A great deal of UFO scholarship is concentrated on the time period that spans the Truman and Eisenhower administrations – the period known as “The Fifties”, even when its cultural borders do not exactly match the chronological ones. A culture of large cars, fear of juvenile delinquency, terrified by the Red Menace and disquieted by flying saucers. Interestingly enough, the cultural construct of the “The Fifties” does not truly exist beyond the U.S.A and perhaps Canada. The decade of abundance and rock and roll meant little to a Europe slowly emerging from the ravages of a world war; Central and South America went on much the same as they had a decade earlier. No sock-hops there, either. But the presence of “flying saucers” became a common denominator worldwide as a citizenry pushed unwillingly into the Nuclear Age -- and beguiled by the promise of the incipient Space Age -- began to show interest in the strange things happening in the skies overhead.
Reports of unusual objects in the sky were not unknown in the Spanish-speaking Americas. As has been written elsewhere, the first “UFO flap” can be dated back to the Aztec era in Mexico, and South America and The Caribbean had filed away sightings of oddities as prodigios (prodigies or miracles) contained in sea captain’s logs and the formal reports made by government ministers to higher-ups. Religious significance was attached to some of them, especially if the sighting coincided with a religious holiday. Early on, nocturnal lights had been considered a welcome phenomenon, as they reputedly marked the location of buried treasure, thus sending locals on digging sprees. In the 1970s, few UFO books could go by without mentioning the objects seen “against the disk of the sun” by astronomer José Bonilla in Mexico a century earlier.

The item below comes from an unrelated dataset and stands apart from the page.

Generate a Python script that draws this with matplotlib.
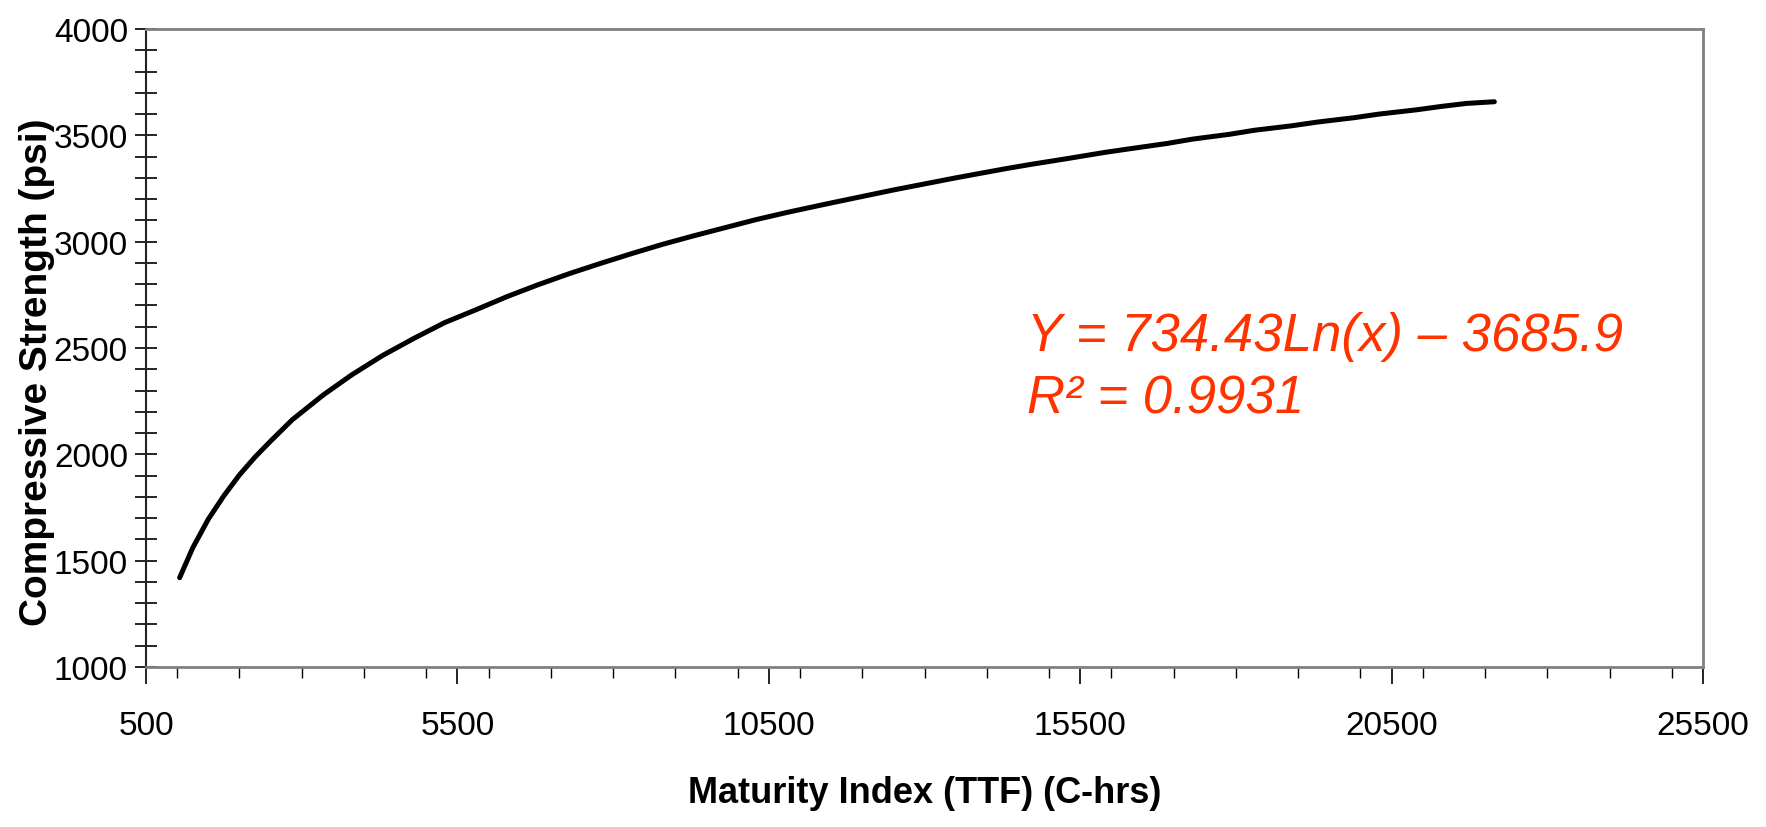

But the mid-20th century was different. Science fiction had already made inroads on the popular imagination and thoughts of venusinos and marcianos –whether courtesy of comic books or Flash Gordon serials dubbed into Spanish – raised the intriguing possibility that sentient beings, either much like ourselves or wholly monstrous, occupied these distant yet somehow familiar orbs. The platillo volador even became commonplace in movies, particularly comedies. World politics served to further rarify the atmosphere, as nuke-toting superpowers glared at each other from opposing hemispheres. Thoughts of benevolent space aliens bent on keeping humanity from annihilation filled the minds of many.
Puerto Rico, for instance, had emerged from over half a century of post-colonial mismanagement, natural disasters and starvation to become a self-governing commonwealth under the U.S. flag in 1952. That very same year, the old Borinquen Army Air Field in the island’s northwestern tip welcomed the arrival of the Strategic Air Command’s 72nd Bombardment Wing and its B-36’s, placing the island in harm’s way in the extent of any East-West hostilities. The jitters probably got worse when Statofortresses were stationed at the end of the decade (the reader will allow a brief digression at this point: the Borinquen Air Field was renamed Ramey Air Force Base in honor of Gen. Howard Ramey, a casualty of World War II, and not after Brig. Gen Roger Ramey of the 8th Army Air Force – one of the main players in the Roswell controversy). The wish for a saucer-enforced Pax Intergalactica in those troubled times tinted the messages of the active contactee communities of the period.